On January 6 the Moline Sam's Club on John Deere Road was selling regular gasoline for $2.07.9 per gallon, the lowest price we have seen in Rock Island County. Also on January 6 the Davenport Sam's Club on Elmore was selling regular gasoline for $181.9 per gallon. 26 cents cheaper per gallon in Iowa! While we were watching we did not see a single car with Iowa license plates fueling up at the Moline Sam's Club but more that half the cars fueling up at the Davenport Sam's Club had Illinois license plates. ..... Supporters of the Rock Island County 1 percent school sales tax will try to convince you that higher taxes do not cause consumers to alter their shopping habits. ARE THEY NUTS? OR DO THEY THINK WE ARE THAT GULLIBLE? THIS COUNTRY WAS FOUNDED ON AN AVERSION TO TAXES! EVADING TAXES IS THE AMERICAN WAY! Of course all these Illinois motorists are helping to pay for Iowa roads and other Iowa governments and not helping to pay for Illinois roads and governments. While in Iowa they possibly shop at Iowa stores and dine at Iowa restaurants, paying more taxes to help Iowa schools and government. The Rock Island County 1 percent school sales tax will add to the exodus of Illinois dollars into Iowa, especially when diners notice a 10% sales tax at Moline and Rock Island restaurants and compare that sales tax with the 7% in Scott County restaurants.
Monday, January 5, 2015
The Cryptoquote in the January 5, 2015 Quad City Times is an old one from H.L Mencken that is relevant to the nonsense over the need to combat "man-made" global warming (as 2014 was below normal in the Quad Cities and we now face another very cold spell) and to the push for the 1 percent school sales tax in Rock Island County. "The urge to save humanity is almost always a false-face for the urge to rule it". In both cases the urge to 'save humanity' is being used as a reason to gain more control of our money because they honestly believe that government knows how best to spend OUR money. It has been said by so many (Ronald Reagan, Margaret Thatcher, etc.) but it bears saying again: Eventually they will run out of "other people's money". Fiscal conservatives believe that the way to ensure economic growth is through leaving money in the pockets of the people, and tax revenues will actually grow through lower tax rates. Vote NO April 7.
Sunday, January 4, 2015
Are newcomers to our area shunning the Illinois Quad Cities because taxes are too low? That seems to be the argument used by the Quad City Times and other supporters of the 1 percent school sales tax who claim newcomers look to the Iowa Quad Cities because their schools look better. As always, WE HAVE A DIFFERENT IDEA! When prospective buyers look at property they are given a sheet of information THAT INCLUDES THE PROPERTY TAXES PAID! Property taxes are higher in Rock Island County, among the highest in the nation.
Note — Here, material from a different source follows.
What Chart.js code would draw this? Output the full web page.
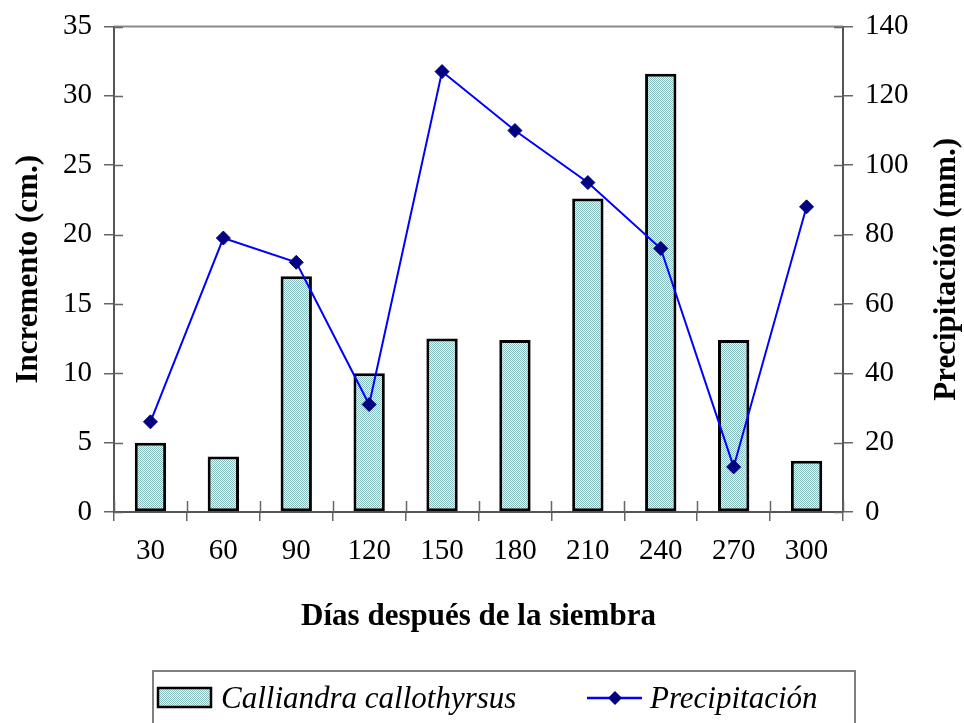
<!DOCTYPE html>
<html>
<head>
<meta charset="utf-8">
<script src="https://cdn.jsdelivr.net/npm/chart.js@4"></script>
<style>
  html, body { margin: 0; padding: 0; background: #fff; }
  #wrap { width: 964px; height: 723px; position: relative; }
</style>
</head>
<body>
<div id="wrap"><canvas id="c" width="964" height="723"></canvas></div>
<script>
// Días después de la siembra
const dias = ['30', '60', '90', '120', '150', '180', '210', '240', '270', '300'];
// Incremento en altura (cm.)
const incremento = [5.0, 4.0, 17.0, 10.0, 12.5, 12.4, 22.6, 31.6, 12.4, 3.7];
// Precipitación (mm.)
const precipitacion = [26, 79, 72, 31, 127, 110, 95, 76, 13, 88];

const ejeIzq = { max: 35, paso: 5 };
const ejeDer = { max: 140, paso: 20 };
const tituloDer = 'Precipitación (mm.)';

const serif = '"Liberation Serif", "Times New Roman", serif';

// fine dotted teal fill for the bars
function dottedFill() {
  const p = document.createElement('canvas');
  p.width = 2; p.height = 2;
  const g = p.getContext('2d');
  g.fillStyle = '#eef7f7'; g.fillRect(0, 0, 2, 2);
  g.fillStyle = '#86bcbc';
  g.fillRect(0, 0, 1, 1); g.fillRect(1, 1, 1, 1);
  return g.createPattern(p, 'repeat');
}
const fill = dottedFill();

// tick marks crossing the axis lines, top frame line and right-hand title
const axisExtras = {
  id: 'axisExtras',
  afterDraw(chart) {
    const ctx = chart.ctx;
    const a = chart.chartArea;
    const x = chart.scales.x, yl = chart.scales.y, yr = chart.scales.y1;
    ctx.save();
    // top frame line
    ctx.strokeStyle = '#8a8a8a';
    ctx.lineWidth = 2;
    ctx.beginPath();
    ctx.moveTo(a.left, a.top); ctx.lineTo(a.right, a.top);
    ctx.stroke();

    ctx.strokeStyle = '#666';
    ctx.lineWidth = 1.5;
    ctx.beginPath();
    for (let i = 0; i <= dias.length; i++) {
      const px = Math.round(x.getPixelForValue(i - 0.5)) + 0.5;
      ctx.moveTo(px, x.top); ctx.lineTo(px, x.top - 11);
    }
    for (let v = 0; v <= ejeIzq.max; v += ejeIzq.paso) {
      const py = Math.round(yl.getPixelForValue(v)) + 0.5;
      ctx.moveTo(yl.right, py); ctx.lineTo(yl.right + 9, py);
    }
    for (let v = 0; v <= ejeDer.max; v += ejeDer.paso) {
      const py = Math.round(yr.getPixelForValue(v)) + 0.5;
      ctx.moveTo(yr.left, py); ctx.lineTo(yr.left - 9, py);
    }
    ctx.stroke();

    // right axis title, read bottom to top
    ctx.translate(947, (a.top + a.bottom) / 2);
    ctx.rotate(-Math.PI / 2);
    ctx.fillStyle = '#000';
    ctx.font = 'bold 31px ' + serif;
    ctx.textAlign = 'center';
    ctx.textBaseline = 'middle';
    ctx.fillText(tituloDer, 0, 0);
    ctx.restore();
  }
};

// boxed legend under the axis title
const boxLegend = {
  id: 'boxLegend',
  afterDraw(chart) {
    const ctx = chart.ctx;
    const bar = chart.data.datasets[1], line = chart.data.datasets[0];
    ctx.save();
    ctx.strokeStyle = '#808080';
    ctx.lineWidth = 2;
    ctx.strokeRect(153, 671, 702, 70);

    // bar swatch
    ctx.fillStyle = bar.backgroundColor;
    ctx.fillRect(158, 688, 53, 19);
    ctx.strokeStyle = '#000';
    ctx.lineWidth = 2.5;
    ctx.strokeRect(158, 688, 53, 19);

    ctx.fillStyle = '#000';
    ctx.font = 'italic 31px ' + serif;
    ctx.textBaseline = 'alphabetic';
    ctx.fillText(bar.label, 221, 708);

    // line swatch
    ctx.strokeStyle = line.borderColor;
    ctx.lineWidth = 2.5;
    ctx.beginPath();
    ctx.moveTo(587, 698); ctx.lineTo(642, 698);
    ctx.stroke();
    ctx.fillStyle = line.pointBackgroundColor;
    ctx.beginPath();
    ctx.moveTo(615, 691); ctx.lineTo(622, 698); ctx.lineTo(615, 705); ctx.lineTo(608, 698);
    ctx.closePath();
    ctx.fill();

    ctx.fillStyle = '#000';
    ctx.fillText(line.label, 650, 708);
    ctx.restore();
  }
};

const tickFont = { family: serif, size: 29, lineHeight: 1 };

new Chart(document.getElementById('c'), {
  data: {
    labels: dias,
    datasets: [
      {
        type: 'line',
        label: 'Precipitación',
        data: precipitacion,
        yAxisID: 'y1',
        borderColor: '#0000ff',
        borderWidth: 2,
        pointStyle: 'rectRot',
        pointRadius: 7,
        pointBackgroundColor: '#000080',
        pointBorderColor: '#000080',
        pointBorderWidth: 1,
        tension: 0,
        order: 0
      },
      {
        type: 'bar',
        label: 'Calliandra callothyrsus',
        data: incremento,
        yAxisID: 'y',
        backgroundColor: fill,
        borderColor: '#000',
        borderWidth: 3,
        borderSkipped: false,
        categoryPercentage: 1,
        barPercentage: 0.43,
        order: 1
      }
    ]
  },
  options: {
    responsive: false,
    animation: false,
    devicePixelRatio: 1,
    layout: { padding: { top: 25, bottom: 83, left: 0, right: 0 } },
    plugins: { legend: { display: false }, tooltip: { enabled: false } },
    scales: {
      x: {
        grid: { display: true, drawOnChartArea: false, drawTicks: true, tickLength: 9, color: '#666', lineWidth: 1.5, offset: true },
        border: { display: true, color: '#555', width: 2 },
        ticks: { color: '#000', font: { family: serif, size: 29 }, padding: 13, maxRotation: 0 },
        title: { display: true, text: 'Días después de la siembra', color: '#000', font: { family: serif, size: 31, weight: 'bold' }, padding: { top: 14 } },
        afterFit(s) { s.height = 128; }
      },
      y: {
        position: 'left',
        min: 0, max: ejeIzq.max,
        ticks: { stepSize: ejeIzq.paso, color: '#000', font: tickFont, padding: 12 },
        grid: { display: true, drawOnChartArea: false, drawTicks: true, tickLength: 10, color: '#666', lineWidth: 1.5 },
        border: { display: true, color: '#555', width: 2 },
        title: { display: true, text: 'Incremento (cm.)', color: '#000', font: { family: serif, size: 31, weight: 'bold' }, padding: { top: 10 } },
        afterFit(s) { s.width = 114; }
      },
      y1: {
        position: 'right',
        min: 0, max: ejeDer.max,
        ticks: { stepSize: ejeDer.paso, color: '#000', font: tickFont, padding: 12 },
        grid: { display: true, drawOnChartArea: false, drawTicks: true, tickLength: 10, color: '#666', lineWidth: 1.5 },
        border: { display: true, color: '#555', width: 2 },
        title: { display: false },
        afterFit(s) { s.width = 121; }
      }
    }
  },
  plugins: [axisExtras, boxLegend]
});
</script>
</body>
</html>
Rock Island County is 346th out of 3,143 United States counties in order of median property taxes, Scott County is still high at 556th but better than Rock Island County. Rock Island County is 241st out of 3,143 United States counties for property taxes as a percentage of median income, Scott County is 556th. We contend that prospective home buyers compare property and other taxes and fees and choose to live in Iowa because so many taxes are lower there. Raising the sales tax in Rock Island will only make a bad situation worse.
Saturday, January 3, 2015
To no one's surprise the January 3 Quad City Times endorsed the 1 percent sales tax for schools in the April 7, Rock Island County election. Be not dismayed. The Quad City Times made the same endorsement using the same false arguments in 2009 and 2014. We only need, once again, to point out the fallacies used by the Quad City Times and other supporters of this unfair tax. The Quad City Times, and others, make the claim "many new arrivals to the Quad Cities summarily discount Illinois-side towns when they compare public schools". We make the case that many new arrivals summarily discount Illinois-side towns when they compare property taxes. We agree that the 1 percent school sales tax in Scott County is not harming their tax revenue because that only raised Iowa's sales tax to the level of Illinois. In some cases the Iowa sales tax is still lower than that in Illinois, especially lower than the sales tax in Moline and Rock Island restaurants (the sales tax would be 10 percent, how much will diners pay in taxes before they go where the sales tax is only 7 percent?). Raising the sales tax in Rock Island County will send many prudent shoppers to Iowa which will further help Iowa businesses, schools and roads. The state of Illinois and other governments will see less sales tax revenue, Rock Island County businesses will lose sales. Rock Island County school property taxes will continue to rise much faster than the rate of inflation. Our school test scores will not improve. And one final sure-fire prediction OUR SCHOOLS WILL CONTINUE TO CLAIM THEY NEED MORE MONEY!
Friday, January 2, 2015
On January 1 the Quad City Times printed two very contradictory "Wishes For 2015" back to back. "For Illinois Q-C students ... Rock Island County voters give their schoolchildren the same support Scott County voters have extended for more than a decade with the one percent sales tax for education. "Immediately followed by the wish "For taxpayers ... Legislators accept the ample revenue streams drawn from existing property and income taxes, then cease and desist discussions to add gas taxes, user fees or any new levies." Does the Quad City Times see the contrast between these two opposite wishes? Our Rock Island County schools should have a very ample revenue stream. We pay among the highest property taxes in the nation. Every expansion of gambling in Illinois and most of our tax increases have all been "for the children" yet our schools continue to decline. Could it be that more money might not be the answer?